The henna plant holds much cultural significance in many countries including the African country of Somalia, Yemen, India, and many other regions, too. The first usage of henna that comes to mind is the henna tattoo, an often intricate, red design which gets painted on the skin and lasts for 1-3 weeks. Nowadays, black or blue “henna” tattoos are available as well, but those are quite dangerous!
Henna tattoos can be difficult to paint, which is why they are usually reserved for festive occasions in cultures where tattooing is prominent. In Israel and India, henna designs are painted upon the bride in advance to a wedding. Other celebrations also call for henna, such as birthdays and the upcoming Hindu holiday Diwali.

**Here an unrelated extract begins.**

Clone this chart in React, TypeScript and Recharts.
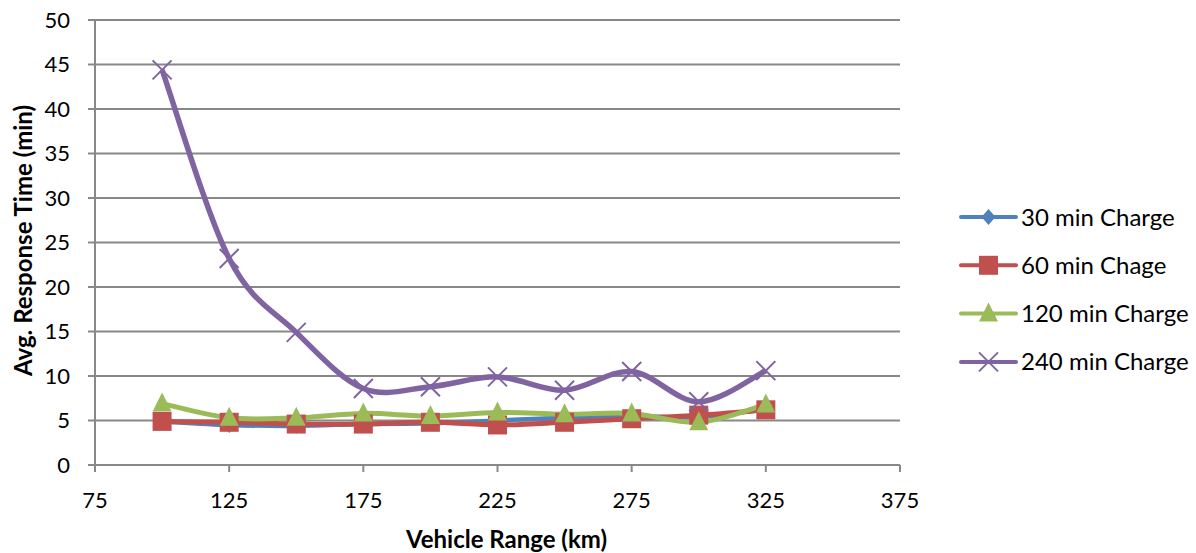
import React from 'react';
import { LineChart, Line, XAxis, YAxis, CartesianGrid, Legend, Label } from 'recharts';

// Vehicle range (km) on the x axis
const vehicleRanges = [100, 125, 150, 175, 200, 225, 250, 275, 300, 325];

// Average response time (min) for each charging duration
const charge30 = [4.9, 4.5, 4.4, 4.6, 4.7, 5.0, 5.3, 5.5, 5.4, 6.3];
const charge60 = [4.9, 4.8, 4.6, 4.6, 4.8, 4.5, 4.8, 5.2, 5.6, 6.2];
const charge120 = [6.9, 5.3, 5.3, 5.8, 5.5, 5.9, 5.7, 5.8, 4.8, 6.8];
const charge240 = [44.4, 23.2, 14.9, 8.6, 8.8, 9.9, 8.4, 10.5, 7.1, 10.6];

const xTicks = [75, 125, 175, 225, 275, 325, 375];
const yTicks = [0, 5, 10, 15, 20, 25, 30, 35, 40, 45, 50];

const FONT = 'Lato, "Open Sans", sans-serif';
const GRID = '#888888';

type MarkerShape = 'diamond' | 'square' | 'triangle' | 'cross';

const series: { key: string; name: string; color: string; marker: MarkerShape; width: number }[] = [
  { key: 'c30', name: '30 min Charge', color: '#4F81BD', marker: 'diamond', width: 4.5 },
  { key: 'c60', name: '60 min Chage', color: '#C0504D', marker: 'square', width: 5 },
  { key: 'c120', name: '120 min Charge', color: '#9BBB59', marker: 'triangle', width: 5 },
  { key: 'c240', name: '240 min Charge', color: '#8064A2', marker: 'cross', width: 5.5 },
];

const data = vehicleRanges.map((range, i) => ({
  range,
  c30: charge30[i],
  c60: charge60[i],
  c120: charge120[i],
  c240: charge240[i],
}));

// Smoothed line through every point (cubic Bezier, Catmull-Rom style tangents)
const smoothCurve = (context: any) => {
  let pts: [number, number][] = [];
  return {
    areaStart() {},
    areaEnd() {},
    lineStart() {
      pts = [];
    },
    point(x: number, y: number) {
      pts.push([+x, +y]);
    },
    lineEnd() {
      const n = pts.length;
      if (!n) return;
      context.moveTo(pts[0][0], pts[0][1]);
      for (let i = 0; i < n - 1; i++) {
        const p0 = pts[Math.max(i - 1, 0)];
        const p1 = pts[i];
        const p2 = pts[i + 1];
        const p3 = pts[Math.min(i + 2, n - 1)];
        const c1x = p1[0] + (p2[0] - p0[0]) / 6;
        const c1y = p1[1] + (p2[1] - p0[1]) / 6;
        const c2x = p2[0] - (p3[0] - p1[0]) / 6;
        const c2y = p2[1] - (p3[1] - p1[1]) / 6;
        context.bezierCurveTo(c1x, c1y, c2x, c2y, p2[0], p2[1]);
      }
    },
  };
};

function Marker({ shape, cx, cy, color }: { shape: MarkerShape; cx: number; cy: number; color: string }) {
  switch (shape) {
    case 'diamond':
      return (
        <polygon
          points={`${cx},${cy - 8} ${cx + 7},${cy} ${cx},${cy + 8} ${cx - 7},${cy}`}
          fill={color}
        />
      );
    case 'square':
      return <rect x={cx - 9.5} y={cy - 9.5} width={19} height={19} fill={color} />;
    case 'triangle':
      return (
        <polygon
          points={`${cx},${cy - 11} ${cx + 9.5},${cy + 8} ${cx - 9.5},${cy + 8}`}
          fill={color}
        />
      );
    case 'cross':
    default:
      return (
        <g stroke={color} strokeWidth={2}>
          <line x1={cx - 9.5} y1={cy - 9.5} x2={cx + 9.5} y2={cy + 9.5} />
          <line x1={cx - 9.5} y1={cy + 9.5} x2={cx + 9.5} y2={cy - 9.5} />
        </g>
      );
  }
}

const makeDot = (shape: MarkerShape, color: string) => (props: any) => {
  const { cx, cy, index } = props;
  if (cx == null || cy == null) return <g key={`m-${index}`} />;
  return (
    <g key={`m-${shape}-${index}`}>
      <Marker shape={shape} cx={cx} cy={cy} color={color} />
    </g>
  );
};

const LEGEND_W = 240;
const LEGEND_H = 190;

function LegendBox() {
  const rowGap = 48.3;
  return (
    <svg width={LEGEND_W} height={LEGEND_H} style={{ display: 'block' }}>
      {series.map((s, i) => {
        const cy = 22 + i * rowGap;
        return (
          <g key={s.key}>
            <line x1={6} y1={cy} x2={61} y2={cy} stroke={s.color} strokeWidth={4} strokeLinecap="round" />
            <Marker shape={s.marker} cx={33.5} cy={cy} color={s.color} />
            <text x={66} y={cy + 8.5} fontFamily={FONT} fontSize={24} fill="#000">
              {s.name}
            </text>
          </g>
        );
      })}
    </svg>
  );
}

export default function App() {
  return (
    <div style={{ position: 'absolute', left: 0, top: 0, width: 1196, height: 553, background: '#fff' }}>
      <LineChart
        width={1196}
        height={553}
        data={data}
        margin={{ top: 20, right: 296 - LEGEND_W, bottom: 0, left: 0 }}
      >
        <CartesianGrid horizontal vertical={false} stroke={GRID} strokeWidth={2} />
        <XAxis
          dataKey="range"
          type="number"
          domain={[75, 375]}
          ticks={xTicks}
          height={88}
          axisLine={{ stroke: GRID, strokeWidth: 2 }}
          tickLine={{ stroke: GRID, strokeWidth: 2 }}
          tickSize={7}
          tickMargin={20}
          tick={{ fill: '#000', fontSize: 22, fontFamily: FONT }}
          interval={0}
        >
          <Label
            content={(props: any) => {
              const vb = props.viewBox || {};
              return (
                <text
                  x={vb.x + vb.width / 2 + 9}
                  y={vb.y + 83}
                  textAnchor="middle"
                  fontFamily={FONT}
                  fontWeight="bold"
                  fontSize={24}
                  fill="#000"
                >
                  Vehicle Range (km)
                </text>
              );
            }}
          />
        </XAxis>
        <YAxis
          type="number"
          domain={[0, 50]}
          ticks={yTicks}
          width={95}
          axisLine={{ stroke: GRID, strokeWidth: 2 }}
          tickLine={{ stroke: GRID, strokeWidth: 2 }}
          tickSize={7}
          tickMargin={18}
          tick={{ fill: '#000', fontSize: 22, fontFamily: FONT }}
          interval={0}
        >
          <Label
            content={(props: any) => {
              const vb = props.viewBox || {};
              const cx = 22;
              const cy = vb.y + vb.height / 2 - 2;
              return (
                <text
                  x={cx}
                  y={cy}
                  transform={`rotate(-90 ${cx} ${cy})`}
                  textAnchor="middle"
                  dominantBaseline="central"
                  fontFamily={FONT}
                  fontWeight="bold"
                  fontSize={24}
                  fill="#000"
                >
                  Avg. Response Time (min)
                </text>
              );
            }}
          />
        </YAxis>
        <Legend
          layout="vertical"
          align="right"
          verticalAlign="middle"
          width={LEGEND_W}
          height={LEGEND_H}
          wrapperStyle={{ left: 955, top: 195, right: 'auto' }}
          content={() => <LegendBox />}
        />
        {series.map((s) => (
          <Line
            key={s.key}
            dataKey={s.key}
            name={s.name}
            type={smoothCurve as any}
            stroke={s.color}
            strokeWidth={s.width}
            dot={makeDot(s.marker, s.color)}
            activeDot={false}
            isAnimationActive={false}
          />
        ))}
      </LineChart>
    </div>
  );
}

Another use of henna is to dye and fortify the hair. Pure henna can be bought as a powder, but requires an acidic addition such as lemon or vinegar, and about 24 hours’ worth of soaking before the paste can be applied to the hair. “Blonde” or “natural” henna can be purchased instead, and this powder is mixed with boiling water, applied to the hair and kept warm, and finally washed off for a vivid orange shade which fades to a more natural ginger color after half a week.
The blonde henna powder, oddly enough, is not the same plant as plain old henna. In fact, the two are in different orders, which is to say they are as related to one another as a mouse and a porcupine. Yet, both plants can stain hair and skin an orange color.
I’ve experimented with henna as hair dye. Unlike many commercial boxed dyes, henna made my hair thicker, and stopped my frequent frizzy hair days right in their tracks. When I finally got tired of the redhead look and dyed my hair blonde, the henna’s orange still gave some strands of my hair a reddish tint—I hadn’t re-henna’d my hair for 9 months at that point. Henna has been used for ages to beautify the hair of women, there is little reason not to continue this trend!
As a final note, true henna and “natural” henna are two very different plants. Specifically, true henna is Lawsonia intermis, while “natural” henna is Senna italica. Both of the plants have dying properties concentrated in their leaves, which are dried, powdered, and possibly further processed. In addition to dying hair, plants in the Senna genus have a certain quality about them which makes Senna a very undesirable food choice. Dried Senna powder is used as a laxative tea for dieters, marketed as “Ballerina tea”. If you are ever required to brew yourself some of this tea, you may notice the water becoming a yellow-orange color, and they hay-like smell is very close to how S. italica powder smells right before you apply it to your hair.
Although henna has many uses, my favorite will always remain the beautiful henna tattoos.